Specific architecture figures in the Italiante Assisi, Upper and Lower Houses with its arched doorways and the Federalist influenced Short and Tall Cross Houses. Cleft House has an odd, almost ominous, medieval presence.
House Divided, from 1998, one of the earliest pieces, is notable for its complex references and a particularly appealing surface. The horizontal structure is separated at an unexpected 60-degree angle into two independent sections. A flat façade-like slab extends above the roof, presenting a false front that perhaps conceals the rift from the "person on the street." The metaphor is one of irreconcilable domestic differences, in which domesticity acquires a perhaps political significance. But what is "divided" still stands forming a functional whole.
The more recent Pas de Deux (2000) expands on the formal characteristics of House Divided by placing identical fragmented houses in a dance-like configuration. The do-si-do rhythm of the parts gives a lighter more capricious tone to the original configuration.

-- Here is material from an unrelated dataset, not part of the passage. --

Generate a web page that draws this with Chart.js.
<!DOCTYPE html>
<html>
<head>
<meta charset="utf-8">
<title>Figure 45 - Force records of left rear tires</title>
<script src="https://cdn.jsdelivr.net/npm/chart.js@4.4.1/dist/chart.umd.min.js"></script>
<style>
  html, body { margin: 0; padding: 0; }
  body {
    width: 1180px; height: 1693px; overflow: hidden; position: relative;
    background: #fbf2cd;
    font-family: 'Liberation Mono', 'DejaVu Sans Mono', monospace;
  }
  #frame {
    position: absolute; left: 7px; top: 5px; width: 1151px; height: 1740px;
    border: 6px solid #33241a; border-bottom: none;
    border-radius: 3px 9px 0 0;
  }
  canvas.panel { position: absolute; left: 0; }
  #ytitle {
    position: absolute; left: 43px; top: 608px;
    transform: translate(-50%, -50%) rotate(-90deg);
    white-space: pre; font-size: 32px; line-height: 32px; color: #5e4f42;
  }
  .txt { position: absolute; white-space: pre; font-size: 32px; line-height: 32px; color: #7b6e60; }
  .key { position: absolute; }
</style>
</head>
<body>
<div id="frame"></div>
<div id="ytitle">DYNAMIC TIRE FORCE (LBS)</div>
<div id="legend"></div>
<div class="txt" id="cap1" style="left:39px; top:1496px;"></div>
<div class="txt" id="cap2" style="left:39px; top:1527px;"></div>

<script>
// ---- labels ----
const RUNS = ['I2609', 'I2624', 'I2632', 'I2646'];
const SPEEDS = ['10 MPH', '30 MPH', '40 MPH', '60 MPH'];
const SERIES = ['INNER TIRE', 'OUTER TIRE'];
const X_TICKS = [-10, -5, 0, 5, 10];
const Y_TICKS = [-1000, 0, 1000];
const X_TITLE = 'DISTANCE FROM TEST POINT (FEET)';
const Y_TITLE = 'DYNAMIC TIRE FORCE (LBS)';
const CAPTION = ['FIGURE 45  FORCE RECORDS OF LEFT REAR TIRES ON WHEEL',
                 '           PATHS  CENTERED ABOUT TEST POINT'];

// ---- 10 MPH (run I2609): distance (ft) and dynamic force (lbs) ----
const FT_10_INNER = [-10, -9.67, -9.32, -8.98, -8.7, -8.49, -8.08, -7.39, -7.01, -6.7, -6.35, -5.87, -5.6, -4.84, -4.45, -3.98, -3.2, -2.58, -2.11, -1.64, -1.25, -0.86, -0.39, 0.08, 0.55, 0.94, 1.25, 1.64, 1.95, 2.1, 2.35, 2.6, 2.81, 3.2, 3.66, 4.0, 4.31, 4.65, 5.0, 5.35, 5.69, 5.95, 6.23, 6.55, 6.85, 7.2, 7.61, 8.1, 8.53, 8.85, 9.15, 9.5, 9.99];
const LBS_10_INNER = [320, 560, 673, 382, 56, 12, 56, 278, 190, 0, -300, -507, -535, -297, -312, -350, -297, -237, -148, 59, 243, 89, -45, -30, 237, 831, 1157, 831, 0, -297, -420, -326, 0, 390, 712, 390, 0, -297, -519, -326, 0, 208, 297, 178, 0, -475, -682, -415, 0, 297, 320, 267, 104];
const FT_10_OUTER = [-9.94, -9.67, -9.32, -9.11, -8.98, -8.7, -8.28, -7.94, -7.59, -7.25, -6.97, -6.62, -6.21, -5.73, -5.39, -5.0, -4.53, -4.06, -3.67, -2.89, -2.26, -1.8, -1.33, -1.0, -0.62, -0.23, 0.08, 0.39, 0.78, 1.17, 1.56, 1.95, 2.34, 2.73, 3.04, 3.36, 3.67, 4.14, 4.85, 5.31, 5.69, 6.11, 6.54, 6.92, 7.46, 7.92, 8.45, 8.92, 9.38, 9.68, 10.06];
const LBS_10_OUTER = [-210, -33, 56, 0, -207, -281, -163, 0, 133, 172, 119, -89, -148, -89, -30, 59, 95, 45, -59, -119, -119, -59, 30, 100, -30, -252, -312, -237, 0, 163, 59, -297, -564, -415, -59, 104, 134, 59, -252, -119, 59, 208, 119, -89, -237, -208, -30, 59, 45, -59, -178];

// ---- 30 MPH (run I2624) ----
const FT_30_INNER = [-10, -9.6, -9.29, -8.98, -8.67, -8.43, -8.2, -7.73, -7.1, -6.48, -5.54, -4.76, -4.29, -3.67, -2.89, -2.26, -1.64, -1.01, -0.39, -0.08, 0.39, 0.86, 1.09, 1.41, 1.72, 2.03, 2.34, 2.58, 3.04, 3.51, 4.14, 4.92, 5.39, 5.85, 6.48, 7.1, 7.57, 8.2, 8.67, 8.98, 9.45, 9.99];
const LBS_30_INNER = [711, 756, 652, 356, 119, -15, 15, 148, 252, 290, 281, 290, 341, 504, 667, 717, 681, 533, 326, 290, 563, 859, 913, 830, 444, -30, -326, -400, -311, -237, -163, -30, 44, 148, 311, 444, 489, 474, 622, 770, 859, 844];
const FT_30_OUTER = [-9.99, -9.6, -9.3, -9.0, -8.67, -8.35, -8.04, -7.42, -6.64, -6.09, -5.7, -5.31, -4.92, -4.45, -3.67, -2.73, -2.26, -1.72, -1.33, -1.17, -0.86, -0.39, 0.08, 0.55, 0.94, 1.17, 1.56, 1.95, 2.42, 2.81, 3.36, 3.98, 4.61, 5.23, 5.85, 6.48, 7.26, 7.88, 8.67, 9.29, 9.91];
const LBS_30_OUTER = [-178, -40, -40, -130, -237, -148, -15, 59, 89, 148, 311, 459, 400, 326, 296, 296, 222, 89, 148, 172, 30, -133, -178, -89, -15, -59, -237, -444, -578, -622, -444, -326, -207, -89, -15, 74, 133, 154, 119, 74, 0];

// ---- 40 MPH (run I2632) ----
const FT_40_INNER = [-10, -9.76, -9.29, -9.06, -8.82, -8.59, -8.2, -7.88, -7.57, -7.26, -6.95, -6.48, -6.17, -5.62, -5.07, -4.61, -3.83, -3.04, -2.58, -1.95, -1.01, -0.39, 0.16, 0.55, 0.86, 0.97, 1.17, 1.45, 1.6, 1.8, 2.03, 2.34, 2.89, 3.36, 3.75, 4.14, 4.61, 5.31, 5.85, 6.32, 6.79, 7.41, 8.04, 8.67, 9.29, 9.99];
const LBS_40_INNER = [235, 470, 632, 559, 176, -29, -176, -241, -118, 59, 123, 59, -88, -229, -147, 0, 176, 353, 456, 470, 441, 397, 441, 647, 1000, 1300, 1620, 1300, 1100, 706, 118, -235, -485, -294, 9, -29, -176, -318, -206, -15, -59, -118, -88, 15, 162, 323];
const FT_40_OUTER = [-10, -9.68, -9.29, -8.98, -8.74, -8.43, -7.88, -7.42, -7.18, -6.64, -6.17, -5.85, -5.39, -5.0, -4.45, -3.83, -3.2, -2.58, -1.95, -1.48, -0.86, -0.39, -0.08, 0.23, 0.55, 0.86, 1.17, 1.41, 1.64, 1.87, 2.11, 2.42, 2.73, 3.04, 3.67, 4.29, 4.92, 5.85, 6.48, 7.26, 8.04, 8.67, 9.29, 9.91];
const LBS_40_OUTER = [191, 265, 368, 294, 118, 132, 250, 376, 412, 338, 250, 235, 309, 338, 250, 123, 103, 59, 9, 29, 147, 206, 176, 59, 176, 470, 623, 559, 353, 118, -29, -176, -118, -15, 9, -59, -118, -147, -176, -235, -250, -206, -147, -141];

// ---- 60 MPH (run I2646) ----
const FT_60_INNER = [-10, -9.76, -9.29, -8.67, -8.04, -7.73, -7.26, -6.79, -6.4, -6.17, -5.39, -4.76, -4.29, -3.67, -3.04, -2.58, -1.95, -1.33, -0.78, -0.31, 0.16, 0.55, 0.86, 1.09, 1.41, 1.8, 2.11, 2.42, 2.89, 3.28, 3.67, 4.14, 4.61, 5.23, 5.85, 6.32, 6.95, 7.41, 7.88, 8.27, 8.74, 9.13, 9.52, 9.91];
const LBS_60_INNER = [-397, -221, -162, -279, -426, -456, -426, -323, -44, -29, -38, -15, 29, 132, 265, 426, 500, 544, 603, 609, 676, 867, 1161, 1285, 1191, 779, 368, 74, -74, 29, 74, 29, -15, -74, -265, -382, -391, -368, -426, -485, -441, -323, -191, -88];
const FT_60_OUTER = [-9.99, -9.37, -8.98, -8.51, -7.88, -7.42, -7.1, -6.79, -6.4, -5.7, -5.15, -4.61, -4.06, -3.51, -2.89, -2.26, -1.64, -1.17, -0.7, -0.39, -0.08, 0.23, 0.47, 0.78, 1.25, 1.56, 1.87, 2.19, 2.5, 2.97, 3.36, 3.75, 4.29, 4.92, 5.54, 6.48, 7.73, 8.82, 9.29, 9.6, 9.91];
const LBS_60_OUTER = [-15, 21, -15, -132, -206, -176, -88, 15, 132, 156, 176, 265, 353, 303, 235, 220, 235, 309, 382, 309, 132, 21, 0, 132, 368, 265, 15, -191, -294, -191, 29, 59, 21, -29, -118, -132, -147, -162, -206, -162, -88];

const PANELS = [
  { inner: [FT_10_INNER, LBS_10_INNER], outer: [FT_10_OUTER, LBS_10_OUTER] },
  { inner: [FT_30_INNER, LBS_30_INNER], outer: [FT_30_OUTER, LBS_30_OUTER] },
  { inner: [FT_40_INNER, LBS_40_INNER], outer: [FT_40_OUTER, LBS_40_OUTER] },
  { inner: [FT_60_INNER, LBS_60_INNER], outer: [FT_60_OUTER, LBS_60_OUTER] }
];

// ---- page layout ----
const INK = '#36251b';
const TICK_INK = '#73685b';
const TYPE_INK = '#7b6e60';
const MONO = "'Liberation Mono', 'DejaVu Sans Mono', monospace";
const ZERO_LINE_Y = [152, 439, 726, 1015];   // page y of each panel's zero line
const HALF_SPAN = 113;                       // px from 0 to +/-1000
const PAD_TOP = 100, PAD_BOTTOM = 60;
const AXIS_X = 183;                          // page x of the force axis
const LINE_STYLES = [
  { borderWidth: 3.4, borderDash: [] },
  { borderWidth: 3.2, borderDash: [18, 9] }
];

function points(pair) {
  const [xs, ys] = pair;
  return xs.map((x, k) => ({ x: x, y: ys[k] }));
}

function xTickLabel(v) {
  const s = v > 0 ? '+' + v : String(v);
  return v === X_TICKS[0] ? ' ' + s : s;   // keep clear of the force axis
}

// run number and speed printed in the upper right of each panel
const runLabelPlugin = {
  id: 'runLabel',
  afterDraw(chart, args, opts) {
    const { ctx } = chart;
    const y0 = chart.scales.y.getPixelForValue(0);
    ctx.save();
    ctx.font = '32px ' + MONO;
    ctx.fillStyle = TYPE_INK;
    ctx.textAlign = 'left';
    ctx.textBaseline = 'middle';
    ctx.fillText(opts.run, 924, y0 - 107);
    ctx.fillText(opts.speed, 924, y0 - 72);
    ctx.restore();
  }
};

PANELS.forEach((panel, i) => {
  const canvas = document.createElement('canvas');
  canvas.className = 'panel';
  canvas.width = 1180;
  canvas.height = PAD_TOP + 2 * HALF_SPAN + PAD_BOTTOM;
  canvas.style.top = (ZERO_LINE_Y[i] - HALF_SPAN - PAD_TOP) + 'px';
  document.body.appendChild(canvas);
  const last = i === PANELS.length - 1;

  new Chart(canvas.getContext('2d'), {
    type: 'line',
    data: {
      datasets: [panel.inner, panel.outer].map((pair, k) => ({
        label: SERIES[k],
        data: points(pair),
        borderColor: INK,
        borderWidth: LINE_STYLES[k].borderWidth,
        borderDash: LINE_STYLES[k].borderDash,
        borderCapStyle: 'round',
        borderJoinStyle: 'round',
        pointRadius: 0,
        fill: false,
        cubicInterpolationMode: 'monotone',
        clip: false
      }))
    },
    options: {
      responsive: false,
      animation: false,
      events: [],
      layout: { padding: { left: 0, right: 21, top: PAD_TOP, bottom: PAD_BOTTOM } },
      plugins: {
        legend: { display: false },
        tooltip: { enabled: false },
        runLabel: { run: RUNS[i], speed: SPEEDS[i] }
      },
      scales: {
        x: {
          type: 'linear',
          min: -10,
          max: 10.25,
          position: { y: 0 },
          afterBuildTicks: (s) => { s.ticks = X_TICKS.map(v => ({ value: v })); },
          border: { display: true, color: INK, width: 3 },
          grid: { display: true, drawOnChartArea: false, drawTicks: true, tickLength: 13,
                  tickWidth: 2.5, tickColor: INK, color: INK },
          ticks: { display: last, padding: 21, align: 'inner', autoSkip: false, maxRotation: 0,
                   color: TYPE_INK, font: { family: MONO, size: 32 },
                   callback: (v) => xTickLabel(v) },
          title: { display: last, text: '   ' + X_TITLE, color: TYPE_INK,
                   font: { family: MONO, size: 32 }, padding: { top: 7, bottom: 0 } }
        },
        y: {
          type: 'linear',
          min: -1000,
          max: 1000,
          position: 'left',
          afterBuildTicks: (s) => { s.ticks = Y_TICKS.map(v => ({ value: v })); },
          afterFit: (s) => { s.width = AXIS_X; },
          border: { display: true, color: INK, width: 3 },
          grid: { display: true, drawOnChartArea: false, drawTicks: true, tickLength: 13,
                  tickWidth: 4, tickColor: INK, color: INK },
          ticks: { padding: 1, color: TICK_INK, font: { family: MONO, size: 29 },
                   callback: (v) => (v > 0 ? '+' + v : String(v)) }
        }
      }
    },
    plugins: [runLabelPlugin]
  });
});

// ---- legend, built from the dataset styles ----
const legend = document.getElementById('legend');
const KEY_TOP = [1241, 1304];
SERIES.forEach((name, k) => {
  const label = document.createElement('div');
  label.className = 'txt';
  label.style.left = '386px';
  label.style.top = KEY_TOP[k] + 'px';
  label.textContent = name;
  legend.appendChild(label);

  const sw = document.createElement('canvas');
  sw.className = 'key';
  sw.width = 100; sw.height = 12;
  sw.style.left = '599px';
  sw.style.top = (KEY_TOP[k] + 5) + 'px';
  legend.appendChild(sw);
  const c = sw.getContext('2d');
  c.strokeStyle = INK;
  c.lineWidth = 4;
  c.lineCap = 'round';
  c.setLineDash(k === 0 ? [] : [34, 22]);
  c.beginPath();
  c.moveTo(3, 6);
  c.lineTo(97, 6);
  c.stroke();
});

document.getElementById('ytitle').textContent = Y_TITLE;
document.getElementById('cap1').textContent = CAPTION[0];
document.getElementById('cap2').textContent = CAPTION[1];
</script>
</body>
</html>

With this village, Winokur wrests a wide range of meaning from a popular motif. The subject works especially well for him because of his perfectionist but unpretentious approach to construction and the varied art historical and literary references he brings to it. He’s said he views the house as "a unique kind of container." It’s one into which he builds a variety of ideas while leaving room for the viewer to add personal associations and references.